What to see at Portland’s repertory theaters.

The King of Comedy (20th Century Studios)

The King of Comedy (1982)

Those looking to pigeonhole the 50-year career of Martin Scorsese often invoke his penchant for gangsters, but it might be more accurate and encompassing to say Scorsese is drawn to strivers. From Henry Hill (Goodfellas) to Eddie Felson (The Color of Money) to Father Rodrigues (Silence), Scorsese protagonists routinely harbor dreams that dwarf their ability to attain (or maintain) the meaning they seek through ascension.

That’s never more true than in The King of Comedy. In a performance unlike any other in his scowling career, Robert De Niro plays Rupert Pupkin, a glad-handing, aspiring standup comedian whose life’s mission is appearing on an ersatz Tonight Show. In Pupkin’s mind, he’ll conquer the airwaves not by working on his act, but by molding himself into a prepackaged talk show guest—and, to that end, he relentlessly stalks host Jerry Langford (Jerry Lewis).

Juxtaposing brilliant performances by De Niro, Lewis and Sandra Bernhard (as a Langford obsessive of a different stripe), Scorsese creates disturbing subjectivity around Pupkin’s delusions of grandeur.
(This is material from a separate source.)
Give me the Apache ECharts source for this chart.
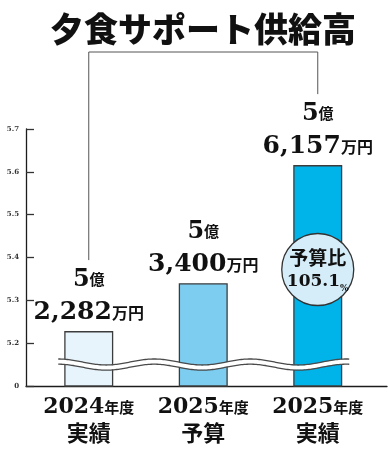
<!DOCTYPE html>
<html>
<head>
<meta charset="utf-8">
<script src="https://cdn.jsdelivr.net/npm/echarts@6/dist/echarts.min.js"></script>
<style>
  html, body { margin: 0; padding: 0; background: #fff; }
  #chart { width: 388px; height: 459px; }
</style>
</head>
<body>
<div id="chart"></div>
<script>
// 夕食サポート供給高 (単位: 万円)
const titleText = '夕食サポート供給高';
const fiscalYears = ['2024', '2025', '2025'];
const kinds = ['実績', '予算', '実績'];
const amountsMan = [52282, 53400, 56157];
const barColors = ['#e8f4fc', '#7dcdf1', '#00b4ea'];
// broken axis: the bottom tick stands for 0
const yTickValues = [5.1, 5.2, 5.3, 5.4, 5.5, 5.6, 5.7];
const yTickLabels = ['0', '5.2', '5.3', '5.4', '5.5', '5.6', '5.7'];
const badgeTitle = '予算比';

const SERIF = '"DejaVu Serif", "Liberation Serif", serif';
const JP = '"Noto Sans CJK JP", sans-serif';
const INK = '#1c1c1c';

const categories = fiscalYears.map((y, i) => y + '年度\n' + kinds[i]);
const amountsOku = amountsMan.map(v => v / 10000);
const budgetRatio = (Math.floor(amountsMan[2] / amountsMan[1] * 1000) / 10).toFixed(1);

function splitAmount(v) {
  const oku = Math.floor(v / 10000);
  const man = (v % 10000).toLocaleString('en-US');
  return { oku, man };
}

const chart = echarts.init(document.getElementById('chart'), null, { renderer: 'canvas' });

const option = {
  animation: false,
  backgroundColor: '#fff',
  title: {
    text: titleText,
    left: 45,
    top: 7,
    textStyle: { fontFamily: JP, fontWeight: 900, fontSize: 34, color: '#111' }
  },
  grid: [
    { left: 26, right: 1, top: 129, bottom: 73 },
    { left: 31.5, right: 13, top: 129, bottom: 73 }
  ],
  xAxis: [
    {
      gridIndex: 0, type: 'value', min: 0, max: 1,
      axisLine: { show: true, onZero: false, lineStyle: { color: INK, width: 1.3 } },
      axisTick: { show: false }, axisLabel: { show: false }, splitLine: { show: false }
    },
    {
      gridIndex: 1, type: 'category', data: categories,
      axisLine: { show: false }, axisTick: { show: false },
      axisLabel: {
        margin: 9,
        interval: 0,
        formatter: (val, i) => '{n|' + fiscalYears[i] + '}{s|年度}\n{t|' + kinds[i] + '}',
        rich: {
          n: { fontFamily: SERIF, fontWeight: 'bold', fontSize: 22, color: '#111', lineHeight: 25 },
          s: { fontFamily: JP, fontWeight: 'bold', fontSize: 15, color: '#111', lineHeight: 25 },
          t: { fontFamily: JP, fontWeight: 'bold', fontSize: 22, color: '#111', lineHeight: 25 }
        }
      }
    }
  ],
  yAxis: [
    {
      gridIndex: 0, type: 'value', min: 5.1, max: 5.7, interval: 0.1,
      axisLine: { show: true, lineStyle: { color: INK, width: 1.3 } },
      axisTick: { show: true, inside: true, length: 8, lineStyle: { color: '#333', width: 1.3 } },
      splitLine: { show: false },
      axisLabel: {
        margin: 7,
        fontFamily: SERIF, fontWeight: 'bold', fontSize: 7, color: '#333',
        formatter: v => {
          const k = yTickValues.findIndex(t => Math.abs(t - v) < 1e-6);
          return k >= 0 ? yTickLabels[k] : '';
        }
      }
    },
    { gridIndex: 1, type: 'value', min: 5.1, max: 5.7, interval: 0.1, show: false }
  ],
  series: [
    {
      type: 'bar',
      xAxisIndex: 1, yAxisIndex: 1,
      barWidth: 49,
      data: amountsOku.map((v, i) => ({ value: v, itemStyle: { color: barColors[i] } })),
      itemStyle: { borderColor: '#3c3c3c', borderWidth: 1.3 },
      label: {
        show: true,
        position: 'top',
        distance: 2,
        formatter: p => {
          const a = splitAmount(amountsMan[p.dataIndex]);
          return '{a|' + a.oku + '}{b|億}\n{c|' + a.man + '}{d|万円}';
        },
        rich: {
          a: { fontFamily: SERIF, fontWeight: 'bold', fontSize: 24, color: '#111', lineHeight: 33 },
          b: { fontFamily: JP, fontWeight: 'bold', fontSize: 15, color: '#111', lineHeight: 33 },
          c: { fontFamily: SERIF, fontWeight: 'bold', fontSize: 25, color: '#111', lineHeight: 33 },
          d: { fontFamily: JP, fontWeight: 'bold', fontSize: 16, color: '#111', lineHeight: 33 }
        }
      },
      markPoint: {
        symbol: 'circle',
        symbolSize: 72,
        itemStyle: { color: '#d5edf9', borderColor: '#333', borderWidth: 1.3 },
        label: {
          show: true,
          position: 'inside',
          formatter: '{j|' + badgeTitle + '}\n{n|' + budgetRatio + '}{p|%}',
          rich: {
            j: { fontFamily: JP, fontWeight: 'bold', fontSize: 19, color: '#111', lineHeight: 24 },
            n: { fontFamily: SERIF, fontWeight: 'bold', fontSize: 17, color: '#111', lineHeight: 24 },
            p: { fontFamily: SERIF, fontWeight: 'bold', fontSize: 9, color: '#111', lineHeight: 24, verticalAlign: 'bottom' }
          }
        },
        data: [{ coord: [2, 5.372] }]
      }
    }
  ]
};

chart.setOption(option);

// bracket from the title down to the first and last bars, plus the axis-break wave
function drawDecorations() {
  const top = i => chart.convertToPixel({ seriesIndex: 0 }, [i, amountsOku[i]]);
  const p0 = top(0), p2 = top(2);
  const bracketTop = 52;
  const gap = 71;

  const halfBar = 24.5;
  const xs = p0[0] - halfBar - 6;
  const xe = p2[0] + halfBar + 7;
  const yc = chart.convertToPixel({ seriesIndex: 0 }, [0, 5.15])[1];
  const period = 96, amp = 3, half = 2.6;
  const mid = [], upper = [], lower = [];
  for (let x = xs; x <= xe + 0.01; x += 1.5) {
    const y = yc - amp * Math.cos(2 * Math.PI * (x - xs) / period);
    mid.push([x, y]);
    upper.push([x, y - half]);
    lower.push([x, y + half]);
  }

  chart.setOption({
    graphic: [
      {
        type: 'polyline', z: 1,
        shape: { points: [[p0[0], p0[1] - gap], [p0[0], bracketTop], [p2[0], bracketTop], [p2[0], p2[1] - gap]] },
        style: { stroke: '#555', lineWidth: 1, fill: null }
      },
      { type: 'polyline', z: 20, shape: { points: mid }, style: { stroke: '#fff', lineWidth: 4.4, fill: null } },
      { type: 'polyline', z: 21, shape: { points: upper }, style: { stroke: '#4a4a4a', lineWidth: 1.3, fill: null } },
      { type: 'polyline', z: 21, shape: { points: lower }, style: { stroke: '#4a4a4a', lineWidth: 1.3, fill: null } }
    ]
  });
}
drawDecorations();
</script>
</body>
</html>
In witnessing how the comedian painfully rehearses his conversations, we partially understand the gulf between what Pupkin wants and his present reality, but other times, the bleed between fantasy and reality is a biting mystery.

Cinema 21 is screening Scorsese and De Niro classics all month to celebrate the arrival of their latest collaboration, Killers of the Flower Moon. Catch The King of Comedy there on Oct. 21.

ALSO PLAYING:

5th Avenue: The Descent (2005), Oct. 20-22. Academy: Mad Monster Party? (1967), Oct. 20-26. Nosferatu the Vampyre (1979), Oct. 20-26. Cinemagic: Swastika (1973), Oct. 19. Clinton: Death Becomes Her (1992), Oct. 19. The Cabinet of Doctor Caligari (1920), Oct. 20. Society (1989), Oct. 23. Hollywood: X: The Man With the X-ray Eyes (1963), Oct. 20. Free Willy (1993), Oct. 22. Wayne’s World (1992), Oct. 23. Living Room: Psycho (1960), Oct. 22.